After 4 months of waiting, I have finally managed to find a fully restored Radio craftmen C500a amplifiers to accompany my 12.1, MC240 & WE KS16604.
Some backbround information on the RC500 from Alan (Pilotrol) at R33 net:
Radio Craftsman founded by John Cashman in47. John Cashman worked in Hallicrafters Radio Company before he founded Radio Craftsman. Radio Craftsman was mainly focusing on development of home audio and television from late 40 to late 50's.
Ed Miller and Sid Smith were two major engineers to work for Radio Craftsman during early 40's - mid 50's. Actually, Ed Miller is the founder of Sherwood and who leave Radio Craftsman before 1953 (This year he founded Sherwood and mainly focused on integrate amp and receiver). Sid Smith later left Radio Craftsman and joined Marantz as chief engineer in 1954.
The major audio products from Radio Craftsman actually was not completely developed by Radio Craftsman, but mainly licensed by RCA and Western Electric!
Most of the Radio Craftsman gear sound fast, clear and very transparent with fine body (thin but not thick and mellow body).No question that the most popular Radio Craftsman amp in the family must be the C500 series.
The first two generations of C500 was mostly worked by Sid Smith and licensed by Western Electric. The first generation C500 was introduced in 1951, it comes with a smooth corner Stancor output transformer. In 1952, smooth corner version replaced by the sharp corner version output. Radio Craftsman C500 is based on Williamson design which operated with 2 x KT66 output tube in triode but pure class A operation with 10 watt output. It has very natural sweet, clear and transparent tone. However, it has very clear, natural, realistic and transparent tone than many vintage and modern hi-fi amp.
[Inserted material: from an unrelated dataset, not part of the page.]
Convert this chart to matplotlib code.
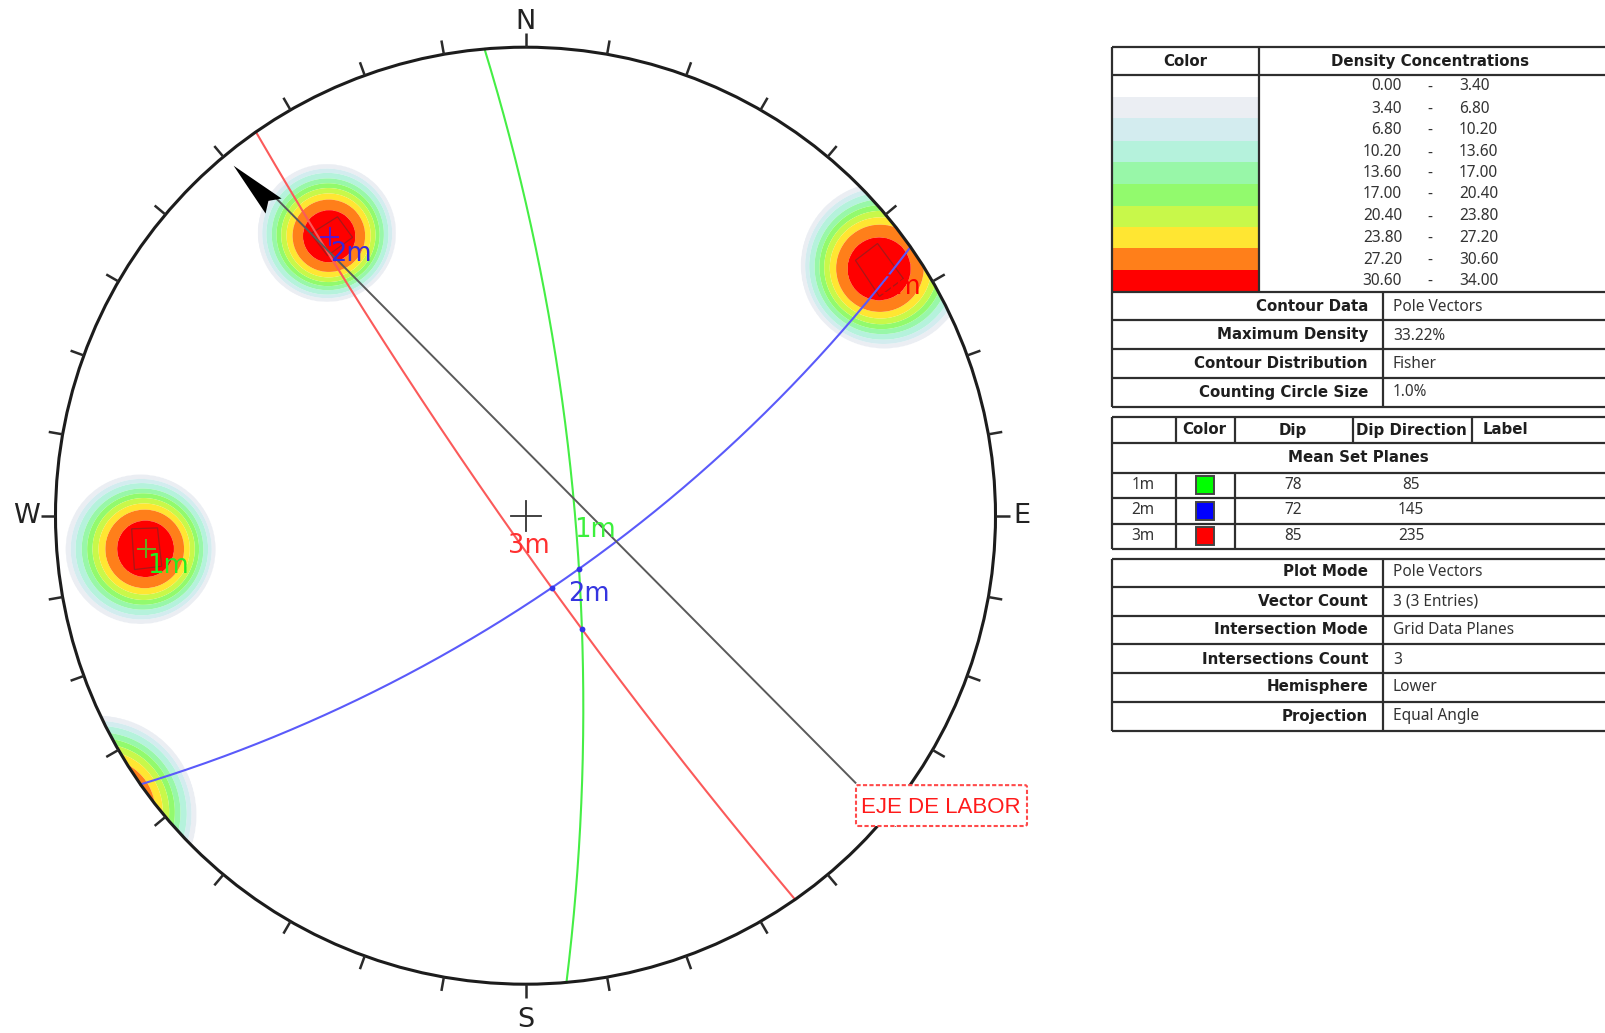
import numpy as np
import matplotlib
matplotlib.use("Agg")
import matplotlib.pyplot as plt
from matplotlib.patches import Circle, FancyBboxPatch, Polygon, Rectangle

# ---------- data ----------
SET_NAMES = ["1m", "2m", "3m"]
SET_DIPS = [78, 72, 85]
SET_DIP_DIRS = [85, 145, 235]
SET_COLORS = ["#00ff00", "#0000ff", "#ff0000"]

DENSITY_LOW = ["0.00", "3.40", "6.80", "10.20", "13.60", "17.00", "20.40", "23.80", "27.20", "30.60"]
DENSITY_HIGH = ["3.40", "6.80", "10.20", "13.60", "17.00", "20.40", "23.80", "27.20", "30.60", "34.00"]
DENSITY_COLORS = ["#ffffff", "#ebeef3", "#d3ecef", "#b5f2dc", "#98f7a8",
                  "#92fa6d", "#c8f84a", "#ffe632", "#ff7f1a", "#ff0000"]
CONTOUR_LEVELS = [3.4, 6.8, 10.2, 13.6, 17.0, 20.4, 23.8, 27.2, 30.6, 34.0]
# angular distance from a pole at which each level is reached (degrees)
PROFILE_DEG = [0.0, 4.2, 5.8, 6.7, 7.5, 8.2, 8.9, 9.7, 10.3, 10.9, 13.0]
PROFILE_DENSITY = [33.22, 30.6, 27.2, 23.8, 20.4, 17.0, 13.6, 10.2, 6.8, 3.4, 0.0]

CONTOUR_INFO = [("Contour Data", "Pole Vectors"), ("Maximum Density", "33.22%"),
                ("Contour Distribution", "Fisher"), ("Counting Circle Size", "1.0%")]
PLOT_INFO = [("Plot Mode", "Pole Vectors"), ("Vector Count", "3 (3 Entries)"),
             ("Intersection Mode", "Grid Data Planes"), ("Intersections Count", "3"),
             ("Hemisphere", "Lower"), ("Projection", "Equal Angle")]

# variability boxes round the mean poles (net units)
BOX_1M = [(-.838, -.028), (-.783, -.026), (-.774, -.108), (-.832, -.115)]
BOX_2M = [(-.457, .602), (-.400, .638), (-.368, .594), (-.421, .555)]
BOX_3M = [(.702, .545), (.749, .581), (.804, .506), (.753, .468)]

TICK_AZIMUTHS = list(range(0, 360, 10))
AXIS_START = (0.702, -0.570)
AXIS_END = (-0.543, 0.690)
AXIS_HEAD = [(-0.621, 0.747), (-0.519, 0.677), (-0.547, 0.672), (-0.553, 0.645)]

# ---------- layout ----------
W, H = 1605, 1033
CX, CY, RX, RY = 525.5, 515.7, 470.0, 468.5
R = RX
TXT = "#1e1e1e"
LINE = "#2e2e2e"
TF = "Noto Sans"

fig = plt.figure(figsize=(W / 100, H / 100), dpi=100, facecolor="white")
ax = fig.add_axes([0, 0, 1, 1])
ax.set_xlim(-CX / RX, (W - CX) / RX)
ax.set_ylim((CY - H) / RY, CY / RY)
ax.axis("off")
tb = fig.add_axes([0, 0, 1, 1], facecolor="none")
tb.set_xlim(0, W)
tb.set_ylim(H, 0)
tb.axis("off")


def pole_vector(dip, dd):
    tr, pl = np.radians(dd + 180), np.radians(90 - dip)
    return np.array([np.cos(pl) * np.sin(tr), np.cos(pl) * np.cos(tr), np.sin(pl)])


def project(v):
    v = np.asarray(v, float)
    v = v * np.where(v[2] < 0, -1, 1)
    f = 1 / (1 + v[2])
    return v[0] * f, v[1] * f


poles = [pole_vector(d, a) for d, a in zip(SET_DIPS, SET_DIP_DIRS)]

# density field
gx, gy = np.meshgrid(np.linspace(-1.03, 1.03, 900), np.linspace(-1.03, 1.03, 900))
rr = np.hypot(gx, gy) + 1e-9
phi = 2 * np.arctan(rr)
vx, vy, vz = np.sin(phi) * gx / rr, np.sin(phi) * gy / rr, np.cos(phi)
dens = np.zeros_like(gx)
for p in poles:
    ang = np.degrees(np.arccos(np.clip(np.abs(vx * p[0] + vy * p[1] + vz * p[2]), 0, 1)))
    dens = np.maximum(dens, np.interp(ang, PROFILE_DEG, PROFILE_DENSITY))
rim_clip = Circle((0, 0), 1, transform=ax.transData)
cf = ax.contourf(gx, gy, dens, levels=CONTOUR_LEVELS, colors=DENSITY_COLORS[1:], zorder=1, antialiased=True)
cf.set_clip_path(rim_clip)

# variability boxes
for box in (BOX_1M, BOX_2M, BOX_3M):
    ax.add_patch(Polygon(box, closed=True, fill=False, ec="#a81818", lw=0.9, zorder=2))

# great circles
PLANE_LINE = ["#45ee45", "#5a5afa", "#fb5a5a"]
for dip, dd, col in zip(SET_DIPS, SET_DIP_DIRS, PLANE_LINE):
    d, a = np.radians(dip), np.radians(dd)
    strike = np.array([np.sin(a - np.pi / 2), np.cos(a - np.pi / 2), 0])
    down = np.array([np.cos(d) * np.sin(a), np.cos(d) * np.cos(a), np.sin(d)])
    t = np.linspace(0, np.pi, 400)
    pts = np.outer(np.cos(t), strike) + np.outer(np.sin(t), down)
    f = 1 / (1 + pts[:, 2])
    ax.plot(pts[:, 0] * f, pts[:, 1] * f, color=col, lw=1.5, zorder=3)

# plane intersections
for i, j in ((0, 1), (0, 2), (1, 2)):
    c = np.cross(poles[i], poles[j])
    c = c / np.linalg.norm(c)
    x, y = project(c)
    ax.plot([x], [y], "o", ms=4.2, color="#3535e8", mec="none", zorder=4)

# axis arrow
ax.plot([AXIS_START[0], AXIS_END[0]], [AXIS_START[1], AXIS_END[1]], color="#5a5a5a", lw=1.4, zorder=4)
ax.add_patch(Polygon(AXIS_HEAD, closed=True, fc="black", ec="none", zorder=5))

# rim and ticks
ax.add_patch(Circle((0, 0), 1, fill=False, ec="#1c1c1c", lw=2.2, zorder=6))
for az in TICK_AZIMUTHS:
    s, c = np.sin(np.radians(az)), np.cos(np.radians(az))
    ax.plot([s, s * 1.03], [c, c * 1.03], color="#2a2a2a", lw=1.8, zorder=6, solid_capstyle="butt")
ax.plot([-15 / R, 15 / R], [0, 0], color="#333333", lw=1.3, zorder=6)
ax.plot([0, 0], [-15 / R, 15 / R], color="#333333", lw=1.3, zorder=6)

# compass letters
for txt, x, y in (("N", 0, 1.054), ("S", 0, -1.076), ("W", -1.062, 0), ("E", 1.056, 0)):
    ax.text(x, y, txt, ha="center", va="center", fontsize=19.5, color="#222222", zorder=7)

# pole markers and labels
LABEL_COL = ["#22ee22", "#3528dc", "#ff0000"]
PLUS_COL = ["#63ad22", "#5a18cc", "#ff0000"]
for name, p, col, pc in zip(SET_NAMES, poles, LABEL_COL, PLUS_COL):
    x, y = project(p)
    ax.plot([x - 8.5 / R, x + 8.5 / R], [y, y], color=pc, lw=1.4, zorder=7)
    ax.plot([x, x], [y - 8.5 / R, y + 8.5 / R], color=pc, lw=1.4, zorder=7)
    ax.text(x + 0.5 / R, y - 17.5 / R, name, ha="left", va="center", fontsize=18.5, color=col, zorder=7)

# plane labels
ax.text((595 - CX) / R, (CY - 530) / R, "1m", ha="center", va="center", fontsize=18.5, color="#3cf03c", zorder=7)
ax.text((589 - CX) / R, (CY - 594) / R, "2m", ha="center", va="center", fontsize=18.5, color="#3535e0", zorder=7)
ax.text((529 - CX) / R, (CY - 546) / R, "3m", ha="center", va="center", fontsize=18.5, color="#ff3030", zorder=7)

# axis label
ax.add_patch(FancyBboxPatch(((856 - CX) / R, (CY - 827) / R), 171 / R, 41 / R,
                            boxstyle=f"round,pad=0,rounding_size={2 / R}", fc="white",
                            ec="#ff4a4a", lw=1.5, ls=(0, (2.0, 1.1)), zorder=8))
ax.text((941 - CX) / R, (CY - 808.5) / R, "EJE DE LABOR", ha="center", va="center", fontsize=16,
        family="Liberation Sans", color="#ff1a1a", zorder=9)

# ---------- tables ----------
XL, XR = 1112, 1606


def hline(y, x0=XL, x1=XR, lw=1.6):
    tb.plot([x0, x1], [y, y], color=LINE, lw=lw, solid_capstyle="butt", zorder=3)


def vline(x, y0, y1, lw=1.6):
    tb.plot([x, x], [y0, y1], color=LINE, lw=lw, solid_capstyle="butt", zorder=3)


def bold(x, y, s, ha="center"):
    tb.text(x, y + 1, s, ha=ha, va="center", fontsize=10.85, fontweight="bold", family="DejaVu Sans", color=TXT)


def reg(x, y, s, ha="left"):
    tb.text(x, y + 1.5, s, ha=ha, va="center", fontsize=11.1, family=TF, color="#333333")


# density table
SWATCH_EDGES = [77, 96.7, 118.3, 140.7, 162, 184, 205.7, 226.7, 248.3, 270, 291]
ROW_Y = [85, 107.7, 128.5, 151, 171.7, 192.5, 215, 236, 258.5, 279.5]
for i, col in enumerate(DENSITY_COLORS):
    tb.add_patch(Rectangle((XL, SWATCH_EDGES[i]), 1259 - XL, SWATCH_EDGES[i + 1] - SWATCH_EDGES[i],
                           fc=col, ec="none", zorder=1))
    reg(1402, ROW_Y[i], DENSITY_LOW[i], ha="right")
    reg(1430, ROW_Y[i], "-", ha="center")
    reg(1459, ROW_Y[i], DENSITY_HIGH[i], ha="left")
bold(1185, 60.5, "Color")
bold(1430, 60.5, "Density Concentrations")
for y in (47, 75, 292, 320, 349, 378, 407):
    hline(y)
vline(XL, 47, 407)
vline(1259, 47, 292)
vline(1383, 292, 407)
for i, (k, v) in enumerate(CONTOUR_INFO):
    yc = [305.5, 334, 362.5, 391][i]
    bold(1368, yc, k, ha="right")
    reg(1393, yc, v)

# mean set table
for y in (417, 443, 473, 498, 524, 549):
    hline(y)
vline(XL, 417, 549)
for x in (1176, 1235):
    vline(x, 417, 443)
    vline(x, 473, 549)
for x in (1353, 1472):
    vline(x, 417, 443)
bold(1204, 429, "Color")
bold(1293, 429, "Dip")
bold(1411, 429, "Dip Direction")
bold(1505, 429, "Label")
bold(1358, 456.5, "Mean Set Planes")
for i, yc in enumerate((484.5, 510, 535)):
    reg(1143, yc - 1, SET_NAMES[i], ha="center")
    tb.add_patch(Rectangle((1196, yc - 8.5), 18, 18, fc=SET_COLORS[i], ec="#444444", lw=1.4, zorder=4))
    reg(1293, yc - 1, str(SET_DIPS[i]), ha="center")
    reg(1411, yc - 1, str(SET_DIP_DIRS[i]), ha="center")

# plot info table
YS3 = (559, 587, 616, 644, 673, 702, 731)
for y in YS3:
    hline(y)
vline(XL, 559, 731)
vline(1383, 559, 731)
for (k, v), yc in zip(PLOT_INFO, (571, 600.5, 628.5, 658, 685.5, 715)):
    bold(1368, yc, k, ha="right")
    reg(1393, yc, v)

fig.savefig("out.png", dpi=100, facecolor="white")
The Radio Craftsman C500 was replaced by C500A in 1953 and the same years Sid Smith left Radio Craftsman. I believe the Radio C500A is the final work of Sid Smith. The different between Radio Craftsman C500A is it has much higher plate voltage in triode class AB and the output increase to 15 watts per channel. It also has much large size choke than C500, it also licensed by Western Electric as well. The rectifier tube also changed to 5U4G instead of 5V4G.
The final version is Radio Craftsman C550 and it replaced Radio Craftsman C500A in 1954. Honestly, the sound of Radio Craftsman C550 sounds slightly different than C500 and C550A, it has better body but not as transparent sweet and natural than C500 and C500A. The reason is simple, the C550 is operated in Ultra-linear instead of triode operation, the output also increase to 30 watt instead of 15 watts. The amplifier also used a B+ delayed turn-on via a slow warm-up, it required 60 seconds to preserve the cathodes on the KT-66s. FYI, Radio Craftsman C550 was not designed by Sid Smith, but actually designed by Bob Grodinski, this guy took over Sid smith work as Smith already left the company and joined Marantz in summer of 1954...!
Even though, my intention is not to "collect" vintage tube amplifiers for the sake of collecting, I have subsconsciously been poisoned by the music reproduction from these KT66 amps.
Out of the 5 amplifiers mentioned, I have managed to find 3 & 1/2 namely:
1. Leak12.1
2. Radio craften C500
3. Mcintosh MC240
4. WE KS16608 (the model after the highly priced WE 124) -- just joking! : )
Hopefully, I can find the WE 124 to replace the WE KS16608 soon!